— start of Entries shown —

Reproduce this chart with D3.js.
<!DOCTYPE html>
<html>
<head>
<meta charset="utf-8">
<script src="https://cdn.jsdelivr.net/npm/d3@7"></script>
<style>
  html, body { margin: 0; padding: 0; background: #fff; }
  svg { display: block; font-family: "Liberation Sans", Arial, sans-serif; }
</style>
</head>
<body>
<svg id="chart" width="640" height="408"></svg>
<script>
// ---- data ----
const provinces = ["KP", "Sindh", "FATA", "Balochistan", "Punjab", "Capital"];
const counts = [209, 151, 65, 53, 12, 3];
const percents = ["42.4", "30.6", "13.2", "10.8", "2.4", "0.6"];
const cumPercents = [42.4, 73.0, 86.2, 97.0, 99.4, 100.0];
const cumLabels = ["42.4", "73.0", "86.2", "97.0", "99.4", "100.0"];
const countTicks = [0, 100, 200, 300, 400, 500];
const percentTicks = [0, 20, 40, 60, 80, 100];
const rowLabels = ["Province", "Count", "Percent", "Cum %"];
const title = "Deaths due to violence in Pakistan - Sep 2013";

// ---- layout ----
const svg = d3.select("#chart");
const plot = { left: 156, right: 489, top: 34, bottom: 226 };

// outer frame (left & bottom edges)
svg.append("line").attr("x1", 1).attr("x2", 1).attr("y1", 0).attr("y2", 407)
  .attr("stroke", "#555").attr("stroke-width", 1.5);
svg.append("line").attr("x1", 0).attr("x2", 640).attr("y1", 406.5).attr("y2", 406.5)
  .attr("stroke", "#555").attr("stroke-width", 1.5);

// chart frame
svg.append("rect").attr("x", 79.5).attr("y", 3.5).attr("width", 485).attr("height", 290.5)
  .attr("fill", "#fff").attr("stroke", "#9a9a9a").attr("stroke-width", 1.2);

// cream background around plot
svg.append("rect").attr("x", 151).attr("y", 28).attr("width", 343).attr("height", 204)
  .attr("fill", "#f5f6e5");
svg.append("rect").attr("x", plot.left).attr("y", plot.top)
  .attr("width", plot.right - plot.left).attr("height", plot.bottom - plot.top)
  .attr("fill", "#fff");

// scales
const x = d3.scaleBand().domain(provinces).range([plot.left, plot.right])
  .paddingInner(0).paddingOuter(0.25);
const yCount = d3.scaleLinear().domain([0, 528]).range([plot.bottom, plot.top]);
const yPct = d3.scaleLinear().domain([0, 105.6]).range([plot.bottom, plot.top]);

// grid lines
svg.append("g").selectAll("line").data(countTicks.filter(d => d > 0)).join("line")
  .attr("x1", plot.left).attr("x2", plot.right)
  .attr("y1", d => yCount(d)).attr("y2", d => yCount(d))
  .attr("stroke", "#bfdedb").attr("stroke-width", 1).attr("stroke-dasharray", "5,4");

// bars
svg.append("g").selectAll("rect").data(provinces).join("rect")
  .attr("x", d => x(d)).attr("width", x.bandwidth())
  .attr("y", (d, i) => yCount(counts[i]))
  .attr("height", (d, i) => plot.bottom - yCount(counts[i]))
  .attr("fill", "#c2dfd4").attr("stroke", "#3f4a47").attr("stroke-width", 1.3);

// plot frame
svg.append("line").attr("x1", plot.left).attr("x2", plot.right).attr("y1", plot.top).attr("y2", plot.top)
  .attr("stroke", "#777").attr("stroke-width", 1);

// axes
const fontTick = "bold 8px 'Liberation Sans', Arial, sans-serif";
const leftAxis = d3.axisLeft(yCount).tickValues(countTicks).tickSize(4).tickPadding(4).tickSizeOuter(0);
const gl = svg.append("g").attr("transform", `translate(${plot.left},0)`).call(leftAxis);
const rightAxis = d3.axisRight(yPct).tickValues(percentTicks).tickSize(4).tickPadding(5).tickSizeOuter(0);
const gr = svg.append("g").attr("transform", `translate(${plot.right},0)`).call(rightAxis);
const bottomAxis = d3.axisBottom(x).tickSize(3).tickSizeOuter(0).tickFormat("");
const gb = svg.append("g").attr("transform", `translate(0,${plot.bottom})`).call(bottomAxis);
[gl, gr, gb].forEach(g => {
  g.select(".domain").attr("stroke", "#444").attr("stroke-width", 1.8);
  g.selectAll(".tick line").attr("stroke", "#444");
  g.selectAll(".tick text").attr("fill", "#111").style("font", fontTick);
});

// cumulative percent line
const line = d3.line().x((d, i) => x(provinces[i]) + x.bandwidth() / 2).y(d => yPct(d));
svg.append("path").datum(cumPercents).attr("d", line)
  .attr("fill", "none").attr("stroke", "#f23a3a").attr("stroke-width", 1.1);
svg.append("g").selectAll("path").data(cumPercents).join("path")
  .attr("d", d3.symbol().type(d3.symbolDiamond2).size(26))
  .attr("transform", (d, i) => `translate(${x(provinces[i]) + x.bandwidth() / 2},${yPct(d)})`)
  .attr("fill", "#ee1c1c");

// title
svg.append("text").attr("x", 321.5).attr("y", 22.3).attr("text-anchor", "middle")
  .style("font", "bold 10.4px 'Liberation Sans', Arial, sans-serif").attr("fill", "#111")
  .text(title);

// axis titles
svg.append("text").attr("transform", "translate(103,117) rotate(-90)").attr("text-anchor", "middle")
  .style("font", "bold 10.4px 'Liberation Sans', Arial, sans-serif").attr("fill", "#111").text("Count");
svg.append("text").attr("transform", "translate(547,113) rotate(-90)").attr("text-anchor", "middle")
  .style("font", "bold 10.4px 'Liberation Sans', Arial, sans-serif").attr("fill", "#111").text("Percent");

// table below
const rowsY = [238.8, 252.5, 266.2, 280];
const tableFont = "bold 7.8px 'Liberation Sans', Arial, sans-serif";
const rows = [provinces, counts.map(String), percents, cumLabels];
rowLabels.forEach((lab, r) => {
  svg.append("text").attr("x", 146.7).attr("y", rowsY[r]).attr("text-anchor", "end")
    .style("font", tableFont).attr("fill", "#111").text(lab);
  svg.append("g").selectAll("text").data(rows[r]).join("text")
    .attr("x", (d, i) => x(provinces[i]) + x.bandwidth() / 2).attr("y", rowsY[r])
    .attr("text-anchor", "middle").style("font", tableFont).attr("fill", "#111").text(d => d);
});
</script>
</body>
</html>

— end of Entries shown —
— start of Entries shown —

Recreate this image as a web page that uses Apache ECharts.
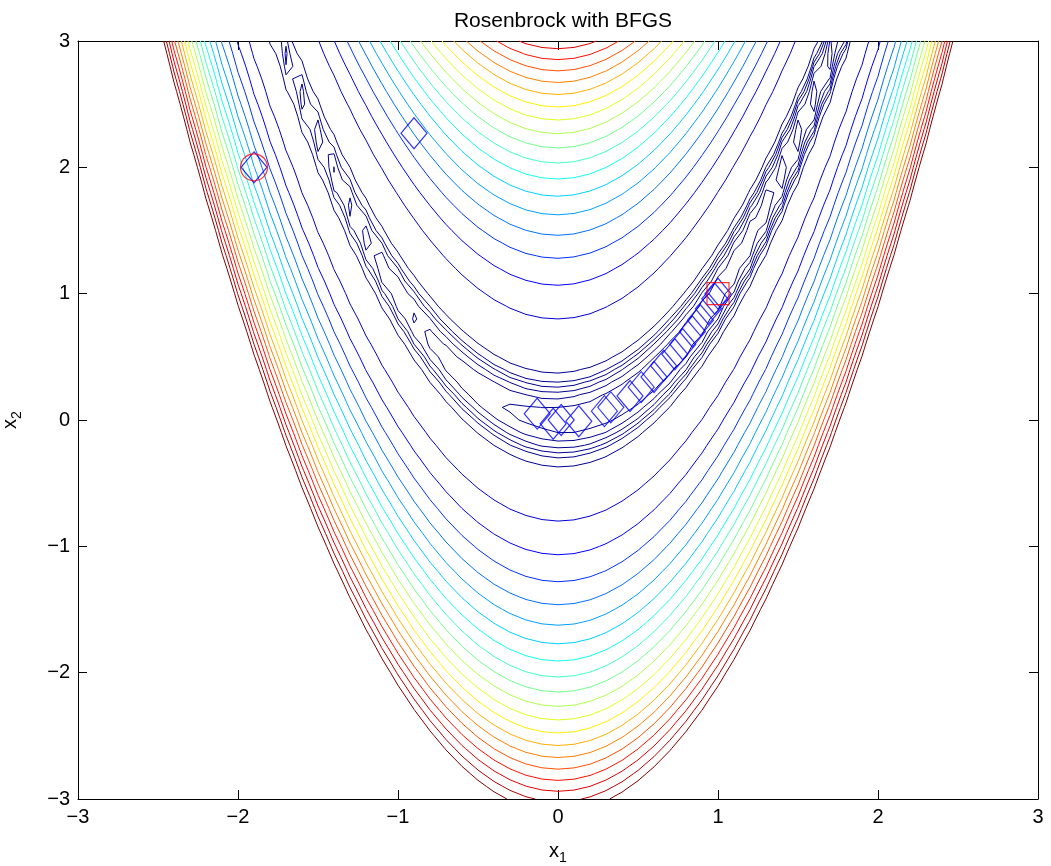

— end of Entries shown —
— start of Entries shown —

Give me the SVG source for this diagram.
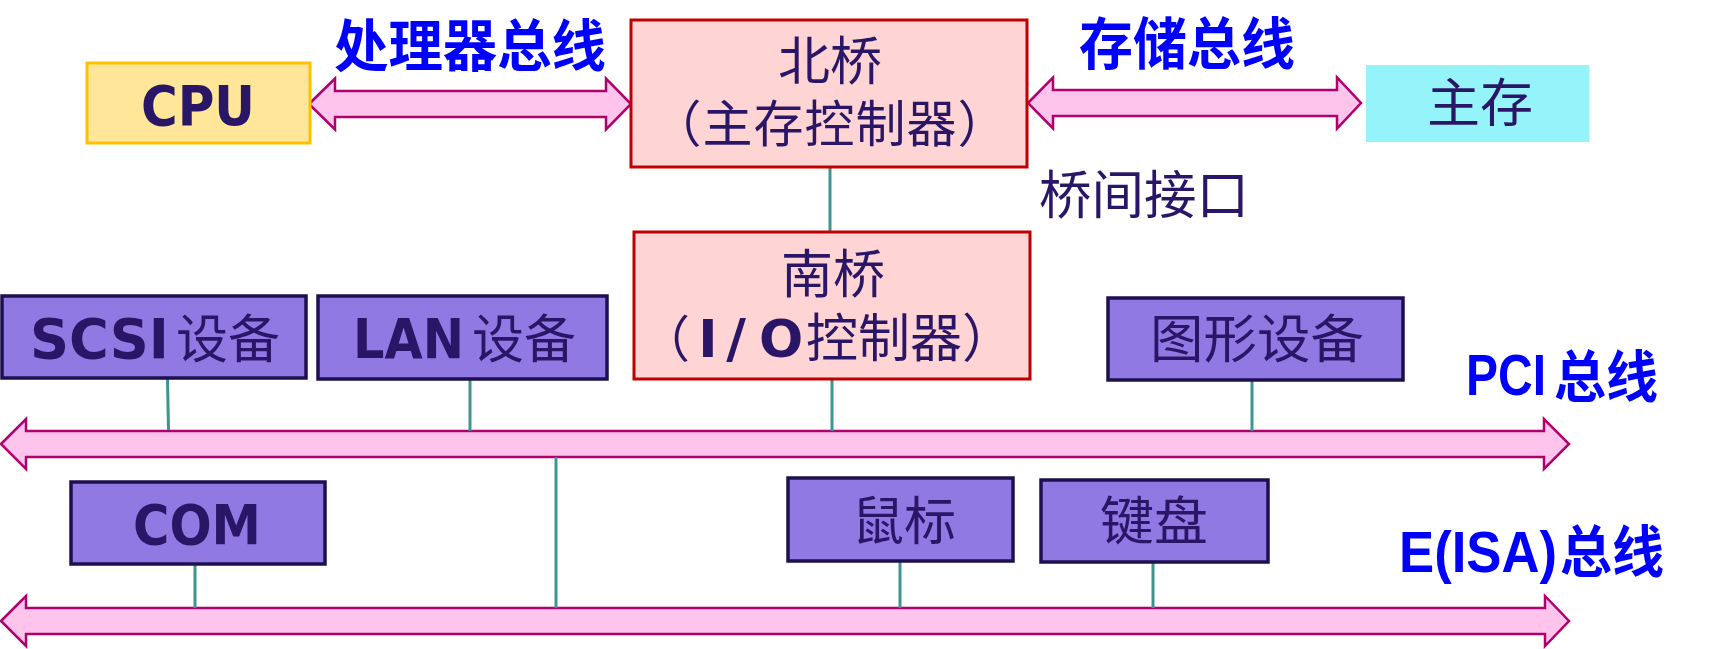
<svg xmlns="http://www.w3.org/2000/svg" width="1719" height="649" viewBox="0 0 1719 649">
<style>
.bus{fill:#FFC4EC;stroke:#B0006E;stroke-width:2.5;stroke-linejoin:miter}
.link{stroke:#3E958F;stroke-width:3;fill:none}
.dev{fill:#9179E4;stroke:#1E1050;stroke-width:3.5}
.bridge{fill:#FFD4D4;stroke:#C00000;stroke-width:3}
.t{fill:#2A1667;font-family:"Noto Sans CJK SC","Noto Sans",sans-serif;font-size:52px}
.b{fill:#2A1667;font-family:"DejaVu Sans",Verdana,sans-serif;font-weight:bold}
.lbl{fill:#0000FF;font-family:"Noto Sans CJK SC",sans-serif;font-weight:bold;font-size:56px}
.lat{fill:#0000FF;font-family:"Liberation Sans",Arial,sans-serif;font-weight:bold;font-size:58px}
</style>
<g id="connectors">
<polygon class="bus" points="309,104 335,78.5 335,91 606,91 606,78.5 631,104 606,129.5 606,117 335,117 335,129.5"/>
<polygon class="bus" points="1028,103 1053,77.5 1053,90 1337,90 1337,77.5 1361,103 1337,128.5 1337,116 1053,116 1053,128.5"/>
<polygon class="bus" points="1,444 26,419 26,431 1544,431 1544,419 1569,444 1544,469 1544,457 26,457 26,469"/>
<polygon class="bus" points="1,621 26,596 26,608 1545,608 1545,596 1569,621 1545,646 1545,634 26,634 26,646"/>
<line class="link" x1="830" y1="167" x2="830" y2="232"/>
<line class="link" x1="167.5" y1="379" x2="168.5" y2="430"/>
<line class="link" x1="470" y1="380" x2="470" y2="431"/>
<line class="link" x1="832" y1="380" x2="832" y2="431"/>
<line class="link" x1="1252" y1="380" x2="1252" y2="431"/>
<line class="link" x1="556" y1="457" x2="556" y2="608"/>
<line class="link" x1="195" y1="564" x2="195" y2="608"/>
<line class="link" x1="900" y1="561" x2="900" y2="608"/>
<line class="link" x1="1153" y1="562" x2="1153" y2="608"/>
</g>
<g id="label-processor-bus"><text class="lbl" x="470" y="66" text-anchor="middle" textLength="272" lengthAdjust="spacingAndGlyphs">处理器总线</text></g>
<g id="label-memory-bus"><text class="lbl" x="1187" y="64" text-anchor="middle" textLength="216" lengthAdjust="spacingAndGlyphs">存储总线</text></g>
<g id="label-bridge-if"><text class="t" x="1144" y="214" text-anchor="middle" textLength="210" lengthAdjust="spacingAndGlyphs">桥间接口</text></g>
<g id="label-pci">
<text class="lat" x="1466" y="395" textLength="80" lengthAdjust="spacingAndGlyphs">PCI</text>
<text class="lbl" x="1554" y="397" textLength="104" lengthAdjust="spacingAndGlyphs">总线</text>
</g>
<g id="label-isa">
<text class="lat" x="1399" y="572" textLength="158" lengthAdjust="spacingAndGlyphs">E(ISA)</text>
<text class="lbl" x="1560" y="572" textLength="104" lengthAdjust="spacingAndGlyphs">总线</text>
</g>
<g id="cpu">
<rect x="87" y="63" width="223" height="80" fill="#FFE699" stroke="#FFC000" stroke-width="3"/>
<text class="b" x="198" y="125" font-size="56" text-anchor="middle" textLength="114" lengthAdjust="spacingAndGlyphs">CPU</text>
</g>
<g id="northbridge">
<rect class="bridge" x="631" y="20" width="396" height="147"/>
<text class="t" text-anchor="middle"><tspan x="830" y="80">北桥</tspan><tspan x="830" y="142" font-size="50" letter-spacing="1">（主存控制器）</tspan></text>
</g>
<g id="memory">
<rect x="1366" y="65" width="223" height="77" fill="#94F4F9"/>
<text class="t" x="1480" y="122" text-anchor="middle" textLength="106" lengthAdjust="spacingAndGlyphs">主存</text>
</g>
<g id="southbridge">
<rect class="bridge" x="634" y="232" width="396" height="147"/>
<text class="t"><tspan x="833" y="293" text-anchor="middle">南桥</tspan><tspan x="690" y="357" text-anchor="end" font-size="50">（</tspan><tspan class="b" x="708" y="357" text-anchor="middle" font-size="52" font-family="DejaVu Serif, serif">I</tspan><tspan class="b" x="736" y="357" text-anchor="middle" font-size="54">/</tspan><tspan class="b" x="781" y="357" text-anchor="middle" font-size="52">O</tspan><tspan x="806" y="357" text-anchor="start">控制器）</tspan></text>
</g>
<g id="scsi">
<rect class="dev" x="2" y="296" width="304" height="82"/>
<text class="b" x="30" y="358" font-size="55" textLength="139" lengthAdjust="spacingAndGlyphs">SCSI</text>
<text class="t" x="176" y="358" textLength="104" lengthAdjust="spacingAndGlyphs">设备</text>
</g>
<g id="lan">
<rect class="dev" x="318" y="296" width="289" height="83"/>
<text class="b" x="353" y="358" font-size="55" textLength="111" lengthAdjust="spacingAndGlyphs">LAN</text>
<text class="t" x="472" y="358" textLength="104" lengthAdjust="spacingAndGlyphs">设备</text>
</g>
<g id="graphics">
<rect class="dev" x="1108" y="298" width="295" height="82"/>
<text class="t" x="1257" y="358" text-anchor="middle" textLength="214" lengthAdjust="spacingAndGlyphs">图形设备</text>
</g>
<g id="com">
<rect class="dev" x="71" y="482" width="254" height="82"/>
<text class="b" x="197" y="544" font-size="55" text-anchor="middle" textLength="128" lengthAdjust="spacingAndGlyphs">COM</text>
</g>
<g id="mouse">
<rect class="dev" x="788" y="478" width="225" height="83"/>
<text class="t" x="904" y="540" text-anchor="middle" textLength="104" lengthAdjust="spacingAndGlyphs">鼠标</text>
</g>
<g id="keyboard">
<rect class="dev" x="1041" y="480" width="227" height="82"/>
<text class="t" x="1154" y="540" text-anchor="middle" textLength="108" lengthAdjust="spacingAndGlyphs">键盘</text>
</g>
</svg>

— end of Entries shown —

Given exercise:
Identify and extract each line of the listing that contains "this".

Task response:
Reproduce this chart with D3.js.
Recreate this image as a web page that uses Apache ECharts.
Give me the SVG source for this diagram.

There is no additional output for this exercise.